[Dataset excerpt]
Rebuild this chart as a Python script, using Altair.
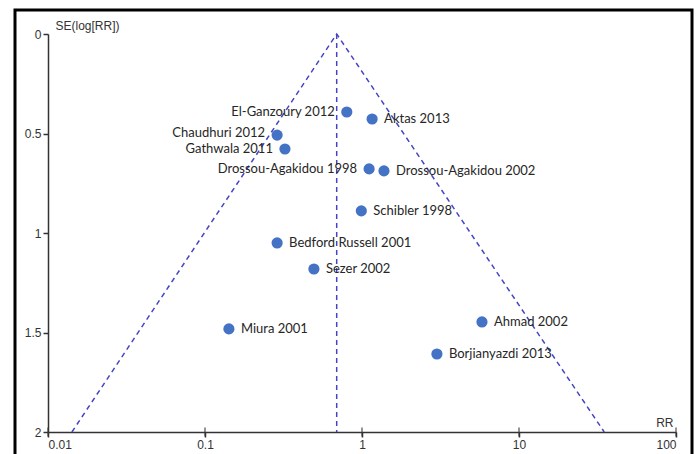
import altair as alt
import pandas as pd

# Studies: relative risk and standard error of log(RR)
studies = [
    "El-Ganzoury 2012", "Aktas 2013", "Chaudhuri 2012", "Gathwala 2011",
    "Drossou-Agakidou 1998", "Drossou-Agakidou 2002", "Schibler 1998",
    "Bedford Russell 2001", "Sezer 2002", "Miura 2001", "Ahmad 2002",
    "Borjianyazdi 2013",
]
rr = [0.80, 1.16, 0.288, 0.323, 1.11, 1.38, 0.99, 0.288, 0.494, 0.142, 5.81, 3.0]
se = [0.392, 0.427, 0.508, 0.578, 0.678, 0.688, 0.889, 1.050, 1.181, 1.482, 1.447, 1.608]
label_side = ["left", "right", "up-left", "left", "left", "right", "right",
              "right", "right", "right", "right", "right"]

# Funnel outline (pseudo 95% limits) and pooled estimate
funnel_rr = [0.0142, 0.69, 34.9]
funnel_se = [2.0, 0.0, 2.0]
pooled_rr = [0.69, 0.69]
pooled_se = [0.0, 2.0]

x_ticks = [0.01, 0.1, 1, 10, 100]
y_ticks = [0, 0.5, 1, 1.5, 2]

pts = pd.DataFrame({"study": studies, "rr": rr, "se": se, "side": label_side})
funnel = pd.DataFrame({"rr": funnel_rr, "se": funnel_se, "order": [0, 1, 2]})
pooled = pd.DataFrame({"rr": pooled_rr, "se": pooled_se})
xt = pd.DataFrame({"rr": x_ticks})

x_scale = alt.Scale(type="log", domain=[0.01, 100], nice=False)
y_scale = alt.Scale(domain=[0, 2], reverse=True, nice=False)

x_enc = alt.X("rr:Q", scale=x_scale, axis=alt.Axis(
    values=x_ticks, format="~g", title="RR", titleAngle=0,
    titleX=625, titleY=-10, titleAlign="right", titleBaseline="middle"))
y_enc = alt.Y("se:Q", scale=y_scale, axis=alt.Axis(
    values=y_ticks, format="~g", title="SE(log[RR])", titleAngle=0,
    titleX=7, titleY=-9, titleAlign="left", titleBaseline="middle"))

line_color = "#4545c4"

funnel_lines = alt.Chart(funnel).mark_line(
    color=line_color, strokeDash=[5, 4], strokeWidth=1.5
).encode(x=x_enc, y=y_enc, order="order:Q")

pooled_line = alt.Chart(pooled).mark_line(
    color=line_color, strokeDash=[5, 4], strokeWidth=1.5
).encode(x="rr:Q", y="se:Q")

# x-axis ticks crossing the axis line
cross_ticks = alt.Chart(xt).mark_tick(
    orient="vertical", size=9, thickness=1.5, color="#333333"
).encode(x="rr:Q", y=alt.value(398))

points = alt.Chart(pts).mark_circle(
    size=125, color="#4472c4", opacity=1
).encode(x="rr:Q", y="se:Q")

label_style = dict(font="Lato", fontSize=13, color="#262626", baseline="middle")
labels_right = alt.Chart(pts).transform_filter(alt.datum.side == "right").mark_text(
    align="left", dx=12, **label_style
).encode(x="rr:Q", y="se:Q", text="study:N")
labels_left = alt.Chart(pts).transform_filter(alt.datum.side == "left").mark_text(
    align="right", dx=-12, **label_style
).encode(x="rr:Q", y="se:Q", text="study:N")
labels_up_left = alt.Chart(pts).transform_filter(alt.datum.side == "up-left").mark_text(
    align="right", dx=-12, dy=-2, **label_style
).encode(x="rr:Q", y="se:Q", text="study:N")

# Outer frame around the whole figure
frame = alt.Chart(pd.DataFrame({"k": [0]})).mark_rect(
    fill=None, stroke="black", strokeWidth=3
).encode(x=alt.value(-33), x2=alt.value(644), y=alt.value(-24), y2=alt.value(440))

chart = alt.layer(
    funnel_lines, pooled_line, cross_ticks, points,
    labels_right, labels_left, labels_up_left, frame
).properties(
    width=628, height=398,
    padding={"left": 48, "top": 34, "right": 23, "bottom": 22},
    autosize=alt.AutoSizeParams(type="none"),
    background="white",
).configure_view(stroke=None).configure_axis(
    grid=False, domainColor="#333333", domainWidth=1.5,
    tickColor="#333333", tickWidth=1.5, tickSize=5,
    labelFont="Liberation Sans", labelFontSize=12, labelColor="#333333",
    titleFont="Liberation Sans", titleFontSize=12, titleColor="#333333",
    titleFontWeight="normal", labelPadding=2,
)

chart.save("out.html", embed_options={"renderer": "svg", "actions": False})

[Given instruction]
Write out exactly the lines between the start of the data and the line with "pooled_se = [0.0, 2.0]", including both, but none of the pictures.

[Correct output]
Rebuild this chart as a Python script, using Altair.
import altair as alt
import pandas as pd

# Studies: relative risk and standard error of log(RR)
studies = [
    "El-Ganzoury 2012", "Aktas 2013", "Chaudhuri 2012", "Gathwala 2011",
    "Drossou-Agakidou 1998", "Drossou-Agakidou 2002", "Schibler 1998",
    "Bedford Russell 2001", "Sezer 2002", "Miura 2001", "Ahmad 2002",
    "Borjianyazdi 2013",
]
rr = [0.80, 1.16, 0.288, 0.323, 1.11, 1.38, 0.99, 0.288, 0.494, 0.142, 5.81, 3.0]
se = [0.392, 0.427, 0.508, 0.578, 0.678, 0.688, 0.889, 1.050, 1.181, 1.482, 1.447, 1.608]
label_side = ["left", "right", "up-left", "left", "left", "right", "right",
              "right", "right", "right", "right", "right"]

# Funnel outline (pseudo 95% limits) and pooled estimate
funnel_rr = [0.0142, 0.69, 34.9]
funnel_se = [2.0, 0.0, 2.0]
pooled_rr = [0.69, 0.69]
pooled_se = [0.0, 2.0]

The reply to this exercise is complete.